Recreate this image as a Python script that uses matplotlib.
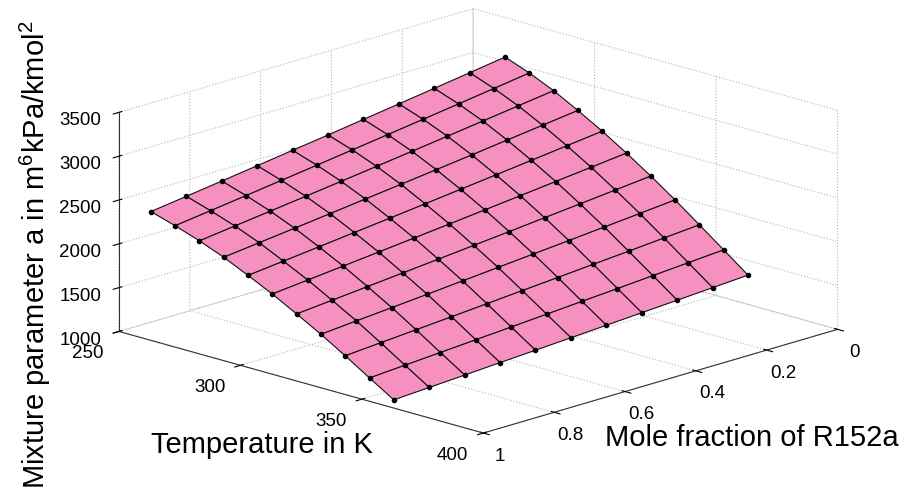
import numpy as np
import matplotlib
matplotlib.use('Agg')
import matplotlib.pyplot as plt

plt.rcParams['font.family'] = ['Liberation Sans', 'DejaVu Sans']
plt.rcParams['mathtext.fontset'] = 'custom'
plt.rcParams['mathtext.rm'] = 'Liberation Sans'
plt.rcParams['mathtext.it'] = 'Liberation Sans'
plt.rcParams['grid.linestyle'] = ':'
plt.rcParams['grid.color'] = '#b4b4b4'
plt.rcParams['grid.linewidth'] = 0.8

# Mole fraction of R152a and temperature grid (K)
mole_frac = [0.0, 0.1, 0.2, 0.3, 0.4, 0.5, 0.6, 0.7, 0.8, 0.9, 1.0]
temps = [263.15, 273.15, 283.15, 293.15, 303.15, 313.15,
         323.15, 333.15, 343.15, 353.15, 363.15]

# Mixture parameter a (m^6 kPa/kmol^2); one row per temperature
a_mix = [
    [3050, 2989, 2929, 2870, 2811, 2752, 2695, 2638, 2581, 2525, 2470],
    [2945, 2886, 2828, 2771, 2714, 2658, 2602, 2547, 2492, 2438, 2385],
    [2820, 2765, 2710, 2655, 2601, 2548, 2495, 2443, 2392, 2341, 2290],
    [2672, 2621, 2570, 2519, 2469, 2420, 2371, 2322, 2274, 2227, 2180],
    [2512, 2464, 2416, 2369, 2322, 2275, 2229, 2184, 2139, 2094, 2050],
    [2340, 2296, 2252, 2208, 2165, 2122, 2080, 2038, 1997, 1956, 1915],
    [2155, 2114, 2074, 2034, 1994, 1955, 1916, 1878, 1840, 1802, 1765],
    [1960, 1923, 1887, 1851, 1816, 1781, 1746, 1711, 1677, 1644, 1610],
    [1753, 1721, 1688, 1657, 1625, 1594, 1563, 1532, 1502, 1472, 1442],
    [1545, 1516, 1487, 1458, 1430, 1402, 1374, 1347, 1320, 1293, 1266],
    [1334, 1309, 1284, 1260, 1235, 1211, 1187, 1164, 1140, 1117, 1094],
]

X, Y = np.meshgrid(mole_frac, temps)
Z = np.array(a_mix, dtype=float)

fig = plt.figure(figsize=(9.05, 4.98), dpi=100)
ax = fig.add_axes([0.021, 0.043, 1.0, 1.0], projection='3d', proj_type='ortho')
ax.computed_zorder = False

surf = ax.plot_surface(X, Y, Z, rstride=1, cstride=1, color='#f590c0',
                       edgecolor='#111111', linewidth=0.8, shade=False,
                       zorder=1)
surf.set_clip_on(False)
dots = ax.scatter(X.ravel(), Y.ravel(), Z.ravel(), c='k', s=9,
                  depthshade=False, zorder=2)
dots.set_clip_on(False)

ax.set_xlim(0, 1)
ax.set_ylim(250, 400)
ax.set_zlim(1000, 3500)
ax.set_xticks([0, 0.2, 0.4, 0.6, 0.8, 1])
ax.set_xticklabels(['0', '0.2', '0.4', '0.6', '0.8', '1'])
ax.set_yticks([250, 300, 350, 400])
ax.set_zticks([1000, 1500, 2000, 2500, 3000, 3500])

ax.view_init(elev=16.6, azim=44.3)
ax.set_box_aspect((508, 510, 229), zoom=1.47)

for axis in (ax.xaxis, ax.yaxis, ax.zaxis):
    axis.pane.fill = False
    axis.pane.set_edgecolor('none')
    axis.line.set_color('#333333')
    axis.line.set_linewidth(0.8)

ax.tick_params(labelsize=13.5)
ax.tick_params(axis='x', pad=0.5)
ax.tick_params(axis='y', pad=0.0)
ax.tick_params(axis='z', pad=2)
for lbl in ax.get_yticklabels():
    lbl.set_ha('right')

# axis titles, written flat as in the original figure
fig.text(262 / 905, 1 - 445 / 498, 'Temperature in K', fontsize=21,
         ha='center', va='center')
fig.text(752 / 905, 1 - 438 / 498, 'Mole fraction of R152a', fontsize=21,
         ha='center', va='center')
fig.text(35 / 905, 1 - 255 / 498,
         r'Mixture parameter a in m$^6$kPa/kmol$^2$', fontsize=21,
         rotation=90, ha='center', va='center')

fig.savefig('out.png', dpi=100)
• • •
** TO DO **
Pictures stay out. Print the data exactly, from its first line through the line containing "323.15, 333.15, 343.15, 353.15, 363.15]".

** TASK ANSWER **
Recreate this image as a Python script that uses matplotlib.
import numpy as np
import matplotlib
matplotlib.use('Agg')
import matplotlib.pyplot as plt

plt.rcParams['font.family'] = ['Liberation Sans', 'DejaVu Sans']
plt.rcParams['mathtext.fontset'] = 'custom'
plt.rcParams['mathtext.rm'] = 'Liberation Sans'
plt.rcParams['mathtext.it'] = 'Liberation Sans'
plt.rcParams['grid.linestyle'] = ':'
plt.rcParams['grid.color'] = '#b4b4b4'
plt.rcParams['grid.linewidth'] = 0.8

# Mole fraction of R152a and temperature grid (K)
mole_frac = [0.0, 0.1, 0.2, 0.3, 0.4, 0.5, 0.6, 0.7, 0.8, 0.9, 1.0]
temps = [263.15, 273.15, 283.15, 293.15, 303.15, 313.15,
         323.15, 333.15, 343.15, 353.15, 363.15]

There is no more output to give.